= Work instructions =
Find each line with the string "that" and copy it.

= Material for this task =
************

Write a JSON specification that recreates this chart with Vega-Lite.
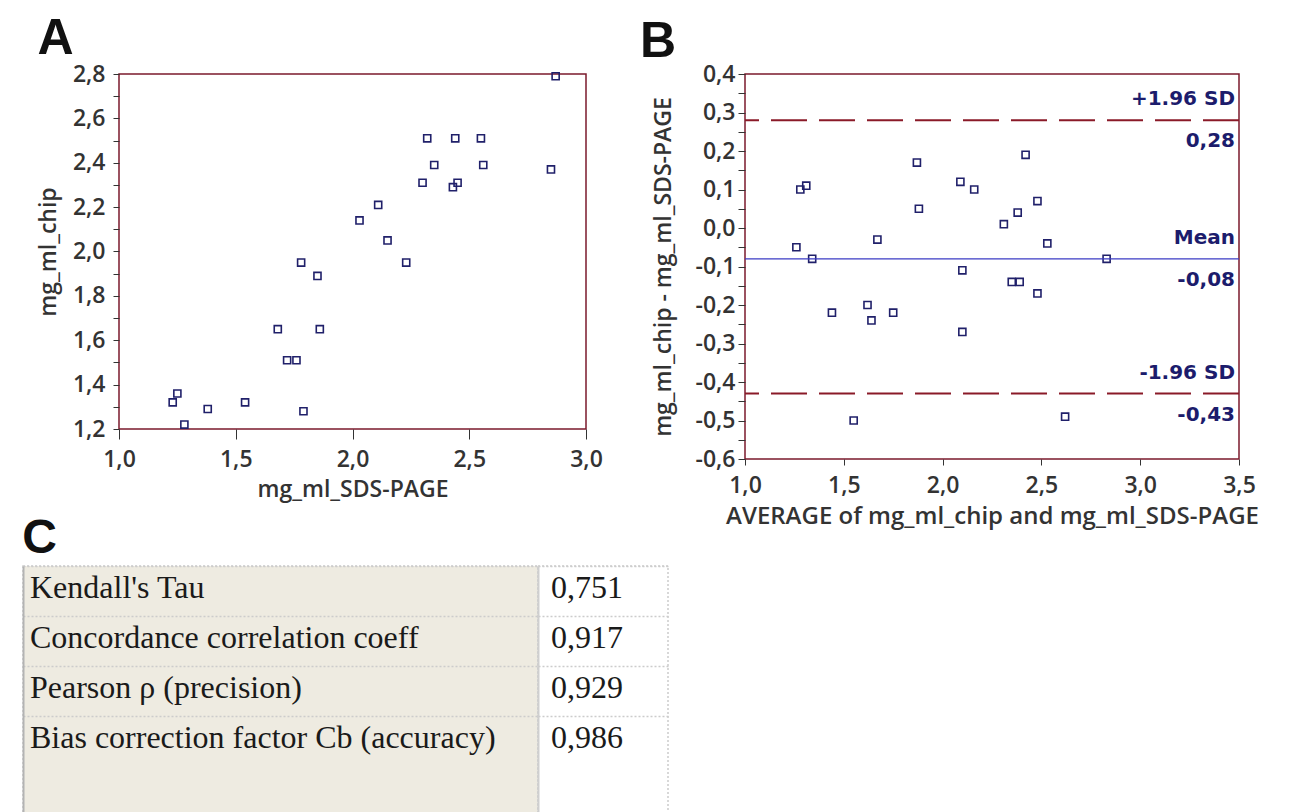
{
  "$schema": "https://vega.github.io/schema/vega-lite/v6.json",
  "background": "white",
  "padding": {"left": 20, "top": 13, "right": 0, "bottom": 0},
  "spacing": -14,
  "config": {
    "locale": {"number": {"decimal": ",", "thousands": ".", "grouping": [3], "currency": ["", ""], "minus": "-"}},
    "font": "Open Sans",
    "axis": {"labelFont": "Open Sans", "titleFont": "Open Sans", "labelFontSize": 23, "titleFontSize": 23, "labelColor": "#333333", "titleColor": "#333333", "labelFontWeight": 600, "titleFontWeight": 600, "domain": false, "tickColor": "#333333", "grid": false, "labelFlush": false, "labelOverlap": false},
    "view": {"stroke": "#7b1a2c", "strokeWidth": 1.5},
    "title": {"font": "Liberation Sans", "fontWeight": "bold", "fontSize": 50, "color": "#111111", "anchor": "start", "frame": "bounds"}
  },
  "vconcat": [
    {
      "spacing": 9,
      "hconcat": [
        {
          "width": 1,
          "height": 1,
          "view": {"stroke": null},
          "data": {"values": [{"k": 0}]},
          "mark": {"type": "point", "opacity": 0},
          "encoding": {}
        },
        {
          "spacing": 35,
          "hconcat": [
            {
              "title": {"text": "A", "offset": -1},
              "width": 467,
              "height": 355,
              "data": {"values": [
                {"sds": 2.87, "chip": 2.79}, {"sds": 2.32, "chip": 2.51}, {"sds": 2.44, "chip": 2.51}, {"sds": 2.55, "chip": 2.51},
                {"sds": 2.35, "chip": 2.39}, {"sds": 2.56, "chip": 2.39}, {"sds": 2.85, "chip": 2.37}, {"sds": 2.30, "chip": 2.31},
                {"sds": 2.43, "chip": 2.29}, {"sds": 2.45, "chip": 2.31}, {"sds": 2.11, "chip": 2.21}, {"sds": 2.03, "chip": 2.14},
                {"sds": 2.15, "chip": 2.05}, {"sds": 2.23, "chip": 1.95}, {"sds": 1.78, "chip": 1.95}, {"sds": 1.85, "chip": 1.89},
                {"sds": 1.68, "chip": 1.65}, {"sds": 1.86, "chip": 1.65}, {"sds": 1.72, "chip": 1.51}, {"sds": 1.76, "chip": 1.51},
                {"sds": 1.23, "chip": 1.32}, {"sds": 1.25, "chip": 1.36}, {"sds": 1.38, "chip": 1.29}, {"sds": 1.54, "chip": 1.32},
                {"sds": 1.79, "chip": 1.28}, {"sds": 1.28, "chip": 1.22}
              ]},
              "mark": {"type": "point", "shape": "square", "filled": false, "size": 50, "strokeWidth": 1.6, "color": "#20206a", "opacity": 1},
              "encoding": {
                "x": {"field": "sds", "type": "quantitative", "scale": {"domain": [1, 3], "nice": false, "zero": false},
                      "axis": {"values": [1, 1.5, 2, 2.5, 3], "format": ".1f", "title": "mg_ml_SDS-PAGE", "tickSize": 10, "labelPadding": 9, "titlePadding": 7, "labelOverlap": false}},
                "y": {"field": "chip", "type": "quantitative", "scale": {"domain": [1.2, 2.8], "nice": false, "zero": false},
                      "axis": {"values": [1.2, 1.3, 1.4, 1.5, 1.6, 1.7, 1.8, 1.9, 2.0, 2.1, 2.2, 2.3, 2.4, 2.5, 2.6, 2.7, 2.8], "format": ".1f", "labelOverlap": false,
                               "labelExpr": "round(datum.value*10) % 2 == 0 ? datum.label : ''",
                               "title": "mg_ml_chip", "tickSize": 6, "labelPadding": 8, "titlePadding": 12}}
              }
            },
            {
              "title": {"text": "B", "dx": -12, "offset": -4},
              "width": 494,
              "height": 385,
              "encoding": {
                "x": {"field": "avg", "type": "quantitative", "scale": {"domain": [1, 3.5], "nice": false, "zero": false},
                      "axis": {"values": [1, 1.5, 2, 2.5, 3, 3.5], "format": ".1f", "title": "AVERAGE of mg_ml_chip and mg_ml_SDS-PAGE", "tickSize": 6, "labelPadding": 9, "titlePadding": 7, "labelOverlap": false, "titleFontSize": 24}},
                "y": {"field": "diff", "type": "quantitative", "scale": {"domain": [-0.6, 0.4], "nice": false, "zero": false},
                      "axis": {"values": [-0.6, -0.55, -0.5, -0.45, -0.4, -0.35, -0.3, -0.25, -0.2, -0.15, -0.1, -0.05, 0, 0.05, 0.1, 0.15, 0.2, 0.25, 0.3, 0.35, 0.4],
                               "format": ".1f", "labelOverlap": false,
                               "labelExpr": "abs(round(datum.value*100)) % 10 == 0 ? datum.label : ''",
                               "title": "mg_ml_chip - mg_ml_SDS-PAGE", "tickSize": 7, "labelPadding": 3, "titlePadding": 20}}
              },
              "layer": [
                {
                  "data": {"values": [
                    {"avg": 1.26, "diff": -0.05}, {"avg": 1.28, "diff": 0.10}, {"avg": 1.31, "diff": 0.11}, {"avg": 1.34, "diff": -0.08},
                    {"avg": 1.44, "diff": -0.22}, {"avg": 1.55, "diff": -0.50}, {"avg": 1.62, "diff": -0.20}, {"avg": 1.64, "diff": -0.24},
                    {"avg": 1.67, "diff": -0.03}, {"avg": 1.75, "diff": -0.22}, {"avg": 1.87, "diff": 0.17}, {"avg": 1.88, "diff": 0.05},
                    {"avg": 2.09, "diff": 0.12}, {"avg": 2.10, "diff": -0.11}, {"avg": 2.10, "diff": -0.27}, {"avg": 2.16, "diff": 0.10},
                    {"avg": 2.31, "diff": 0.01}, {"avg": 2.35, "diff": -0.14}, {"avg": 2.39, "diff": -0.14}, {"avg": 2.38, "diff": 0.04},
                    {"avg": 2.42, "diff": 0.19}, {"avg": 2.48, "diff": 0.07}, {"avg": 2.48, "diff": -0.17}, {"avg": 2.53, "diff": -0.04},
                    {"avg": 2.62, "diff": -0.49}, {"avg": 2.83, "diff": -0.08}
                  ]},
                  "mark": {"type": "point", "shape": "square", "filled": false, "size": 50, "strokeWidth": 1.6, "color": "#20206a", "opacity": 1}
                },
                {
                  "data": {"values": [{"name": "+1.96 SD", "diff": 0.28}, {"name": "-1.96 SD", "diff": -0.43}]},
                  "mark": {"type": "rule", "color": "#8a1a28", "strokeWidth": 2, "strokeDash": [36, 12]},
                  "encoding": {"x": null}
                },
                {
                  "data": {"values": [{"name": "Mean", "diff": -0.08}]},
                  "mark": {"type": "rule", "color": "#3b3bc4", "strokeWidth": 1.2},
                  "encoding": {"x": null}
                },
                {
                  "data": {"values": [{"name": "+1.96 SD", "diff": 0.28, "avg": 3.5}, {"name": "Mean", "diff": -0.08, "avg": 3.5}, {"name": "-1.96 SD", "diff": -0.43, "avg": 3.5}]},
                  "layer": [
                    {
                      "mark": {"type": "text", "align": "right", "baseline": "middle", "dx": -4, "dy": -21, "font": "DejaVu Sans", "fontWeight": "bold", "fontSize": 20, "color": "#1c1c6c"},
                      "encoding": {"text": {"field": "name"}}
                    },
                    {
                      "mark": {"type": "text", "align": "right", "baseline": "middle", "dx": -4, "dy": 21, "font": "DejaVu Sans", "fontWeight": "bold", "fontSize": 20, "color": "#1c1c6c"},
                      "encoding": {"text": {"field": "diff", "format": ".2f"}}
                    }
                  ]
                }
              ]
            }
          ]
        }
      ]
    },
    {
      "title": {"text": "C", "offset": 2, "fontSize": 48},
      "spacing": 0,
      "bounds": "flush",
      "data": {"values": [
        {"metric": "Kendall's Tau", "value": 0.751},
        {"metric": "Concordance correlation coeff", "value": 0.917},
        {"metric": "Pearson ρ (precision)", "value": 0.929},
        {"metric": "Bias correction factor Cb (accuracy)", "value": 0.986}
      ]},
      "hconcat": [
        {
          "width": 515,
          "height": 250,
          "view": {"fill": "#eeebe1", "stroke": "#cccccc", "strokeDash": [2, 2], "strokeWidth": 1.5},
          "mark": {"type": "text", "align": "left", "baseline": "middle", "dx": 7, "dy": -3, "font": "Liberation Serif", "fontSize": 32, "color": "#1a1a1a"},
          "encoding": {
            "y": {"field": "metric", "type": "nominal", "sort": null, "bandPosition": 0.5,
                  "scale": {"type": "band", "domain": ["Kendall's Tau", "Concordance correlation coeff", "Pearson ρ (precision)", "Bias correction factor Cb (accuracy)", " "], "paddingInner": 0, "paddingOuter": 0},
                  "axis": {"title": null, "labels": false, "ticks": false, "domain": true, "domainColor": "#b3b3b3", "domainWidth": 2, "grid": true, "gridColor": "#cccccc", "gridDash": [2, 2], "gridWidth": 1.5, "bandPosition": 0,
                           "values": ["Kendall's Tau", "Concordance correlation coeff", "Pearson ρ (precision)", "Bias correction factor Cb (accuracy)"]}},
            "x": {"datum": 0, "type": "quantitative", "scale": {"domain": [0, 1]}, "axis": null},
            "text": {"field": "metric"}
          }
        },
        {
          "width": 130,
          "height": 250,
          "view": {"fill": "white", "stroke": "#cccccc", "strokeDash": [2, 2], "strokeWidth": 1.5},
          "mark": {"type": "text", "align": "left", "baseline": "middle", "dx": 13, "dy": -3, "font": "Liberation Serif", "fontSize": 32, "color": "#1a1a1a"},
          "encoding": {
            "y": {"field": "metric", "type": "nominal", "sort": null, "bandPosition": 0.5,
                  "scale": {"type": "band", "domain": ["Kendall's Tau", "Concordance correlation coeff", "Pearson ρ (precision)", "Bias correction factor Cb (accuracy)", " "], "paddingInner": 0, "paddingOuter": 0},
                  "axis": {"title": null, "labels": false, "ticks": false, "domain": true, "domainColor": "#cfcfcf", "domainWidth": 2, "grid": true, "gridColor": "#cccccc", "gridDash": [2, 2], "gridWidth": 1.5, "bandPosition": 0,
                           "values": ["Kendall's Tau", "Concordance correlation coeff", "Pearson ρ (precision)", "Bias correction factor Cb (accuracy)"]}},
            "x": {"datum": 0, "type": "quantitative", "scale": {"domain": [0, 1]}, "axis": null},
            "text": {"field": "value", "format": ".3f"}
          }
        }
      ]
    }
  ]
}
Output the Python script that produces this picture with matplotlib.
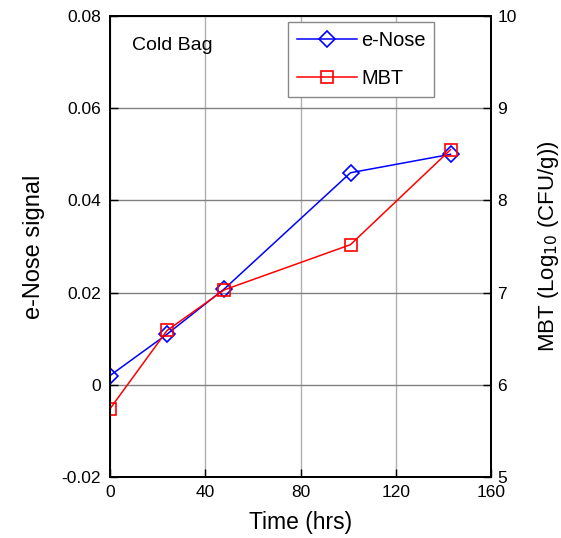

************

= Final result =
Write a JSON specification that recreates this chart with Vega-Lite.
Output the Python script that produces this picture with matplotlib.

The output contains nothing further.